OK so two weeks ago the adoption worker came to the house for the first time. She searched high and low for issues, problems or concerns. We spent a good 2 hours together with me explaining my issues from the war and then my kids issues. I felt naked and exposed but sucked it up so it could be over sooner. I answered all questions honestly and spend the next two weeks sweating what the outcome.
I made all the adjustments, put in a bunch of accessories and filed all required paperwork. Yikes….OK so then I see my counselor and she says “What are you going to do if they decide you cannot adopt?” OK my heart fell so hard and so fast I could not even breath. It took me moments to compose myself. I stared and thought “what in the hell did you tell them that you are hiding from me” Yeah ok I am a negative person. I then spent the next three days worrying what could go horribly wrong. I tried to reassure myself nothing worked…OMG why on earth did that have to be an option?
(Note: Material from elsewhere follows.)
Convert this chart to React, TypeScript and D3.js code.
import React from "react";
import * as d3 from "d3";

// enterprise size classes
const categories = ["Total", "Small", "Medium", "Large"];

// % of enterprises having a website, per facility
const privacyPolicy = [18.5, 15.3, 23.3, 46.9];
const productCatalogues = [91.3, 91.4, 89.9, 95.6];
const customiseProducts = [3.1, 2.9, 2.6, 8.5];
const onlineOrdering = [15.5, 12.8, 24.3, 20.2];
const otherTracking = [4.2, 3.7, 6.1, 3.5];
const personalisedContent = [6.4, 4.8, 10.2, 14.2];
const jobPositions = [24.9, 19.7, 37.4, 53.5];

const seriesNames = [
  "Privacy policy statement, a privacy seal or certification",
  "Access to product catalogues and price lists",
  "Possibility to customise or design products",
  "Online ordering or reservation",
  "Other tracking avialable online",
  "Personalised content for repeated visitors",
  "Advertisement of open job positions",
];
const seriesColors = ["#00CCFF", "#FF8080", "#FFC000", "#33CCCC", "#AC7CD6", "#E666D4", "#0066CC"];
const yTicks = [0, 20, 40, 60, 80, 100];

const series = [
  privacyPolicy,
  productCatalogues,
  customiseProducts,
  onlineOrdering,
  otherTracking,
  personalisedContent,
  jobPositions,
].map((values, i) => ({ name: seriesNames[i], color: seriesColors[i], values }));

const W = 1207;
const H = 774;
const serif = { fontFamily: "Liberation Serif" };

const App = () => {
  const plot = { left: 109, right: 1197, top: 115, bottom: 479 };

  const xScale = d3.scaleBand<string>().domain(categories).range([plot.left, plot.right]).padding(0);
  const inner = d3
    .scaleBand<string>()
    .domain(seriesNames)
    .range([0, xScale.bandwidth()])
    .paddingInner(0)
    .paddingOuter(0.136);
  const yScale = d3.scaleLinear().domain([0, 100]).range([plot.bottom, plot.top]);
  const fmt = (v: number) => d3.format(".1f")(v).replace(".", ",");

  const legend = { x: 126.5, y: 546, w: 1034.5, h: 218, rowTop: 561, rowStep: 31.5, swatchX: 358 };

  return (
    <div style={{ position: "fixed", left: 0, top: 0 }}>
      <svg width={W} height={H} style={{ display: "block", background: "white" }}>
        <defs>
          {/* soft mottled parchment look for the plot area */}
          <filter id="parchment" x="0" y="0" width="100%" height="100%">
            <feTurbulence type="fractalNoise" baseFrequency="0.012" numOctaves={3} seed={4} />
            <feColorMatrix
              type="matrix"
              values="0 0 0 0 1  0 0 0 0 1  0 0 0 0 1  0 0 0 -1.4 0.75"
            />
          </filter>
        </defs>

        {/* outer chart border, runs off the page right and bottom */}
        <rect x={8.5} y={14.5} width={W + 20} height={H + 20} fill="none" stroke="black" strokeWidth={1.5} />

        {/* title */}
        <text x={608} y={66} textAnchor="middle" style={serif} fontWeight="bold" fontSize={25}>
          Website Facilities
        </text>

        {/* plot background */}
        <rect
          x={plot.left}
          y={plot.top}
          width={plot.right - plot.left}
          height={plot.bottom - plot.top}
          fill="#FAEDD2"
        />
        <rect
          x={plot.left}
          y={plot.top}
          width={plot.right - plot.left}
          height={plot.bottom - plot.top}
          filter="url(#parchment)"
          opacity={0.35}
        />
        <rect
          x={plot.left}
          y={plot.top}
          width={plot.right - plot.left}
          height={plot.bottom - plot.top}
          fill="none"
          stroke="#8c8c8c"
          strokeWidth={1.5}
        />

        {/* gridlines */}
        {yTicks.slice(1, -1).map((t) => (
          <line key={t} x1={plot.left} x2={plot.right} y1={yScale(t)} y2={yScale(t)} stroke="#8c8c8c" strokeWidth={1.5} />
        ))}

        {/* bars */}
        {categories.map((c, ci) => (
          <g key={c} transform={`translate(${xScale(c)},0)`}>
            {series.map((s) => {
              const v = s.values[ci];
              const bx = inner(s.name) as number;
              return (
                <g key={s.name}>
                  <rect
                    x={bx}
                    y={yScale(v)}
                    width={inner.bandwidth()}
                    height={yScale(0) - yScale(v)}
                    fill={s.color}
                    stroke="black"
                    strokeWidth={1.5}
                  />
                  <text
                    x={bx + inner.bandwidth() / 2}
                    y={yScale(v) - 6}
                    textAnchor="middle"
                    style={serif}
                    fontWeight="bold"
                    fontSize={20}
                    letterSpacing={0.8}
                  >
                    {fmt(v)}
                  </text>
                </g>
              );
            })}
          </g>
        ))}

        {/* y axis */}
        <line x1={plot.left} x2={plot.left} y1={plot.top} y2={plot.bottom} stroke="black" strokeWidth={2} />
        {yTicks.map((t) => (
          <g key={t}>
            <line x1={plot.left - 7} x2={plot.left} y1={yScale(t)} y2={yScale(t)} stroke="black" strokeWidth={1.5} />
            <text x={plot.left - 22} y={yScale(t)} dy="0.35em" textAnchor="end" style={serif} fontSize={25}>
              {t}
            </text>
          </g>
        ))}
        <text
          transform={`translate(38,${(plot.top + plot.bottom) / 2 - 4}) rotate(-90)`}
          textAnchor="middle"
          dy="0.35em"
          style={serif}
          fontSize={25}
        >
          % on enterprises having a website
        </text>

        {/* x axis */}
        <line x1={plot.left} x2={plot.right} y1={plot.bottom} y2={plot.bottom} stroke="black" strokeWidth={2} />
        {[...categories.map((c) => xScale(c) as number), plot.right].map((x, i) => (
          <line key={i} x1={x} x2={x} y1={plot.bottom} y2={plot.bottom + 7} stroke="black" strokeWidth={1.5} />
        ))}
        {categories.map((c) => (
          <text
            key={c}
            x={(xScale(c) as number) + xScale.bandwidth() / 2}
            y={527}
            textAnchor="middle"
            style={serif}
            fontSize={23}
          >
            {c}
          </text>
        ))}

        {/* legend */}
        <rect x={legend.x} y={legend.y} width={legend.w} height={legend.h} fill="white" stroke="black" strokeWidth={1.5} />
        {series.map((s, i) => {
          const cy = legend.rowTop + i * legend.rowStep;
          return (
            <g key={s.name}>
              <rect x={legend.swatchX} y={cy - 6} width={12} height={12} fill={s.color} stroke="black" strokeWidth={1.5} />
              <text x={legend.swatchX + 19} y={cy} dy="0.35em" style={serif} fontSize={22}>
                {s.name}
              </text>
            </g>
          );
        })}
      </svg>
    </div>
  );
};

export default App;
Today the adoption worker showed up. She had N’s Wendy’s Wonderful Kids Worker with her so I was even more nervous. We sat down and she advised me she had talked to my therapist, my dog’s walker, and M1’s therapists. She tells me everything came back fine. She looked surprised and said to me “Well your therapist has every confidence that when and if you need more help you will ask her. I take this means you two are close which is good, she says she has known you for awhile.”
The WWK’s worker looked at me and said “OK so when do you want her to move in?” I just stared before blurting out “What are you serious? She is really going to move in?” OK the look was classic but still I was in absolute shock. The worker laughed and said “Umm yes that is what you wanted right?” The adoption worker stared at me too and said “We will finish this up by 11/2/16 and then start overnights. Do you want her here for Thanksgiving?” The kids and I yelled “YES!!!!” OK maybe too strong. Don’t care she is really coming to live with us!!!
So next I am going to download the paperwork to get her enrolled here where we live. I am so excited I am not sure I will be able to sleep…yep I am immature like that.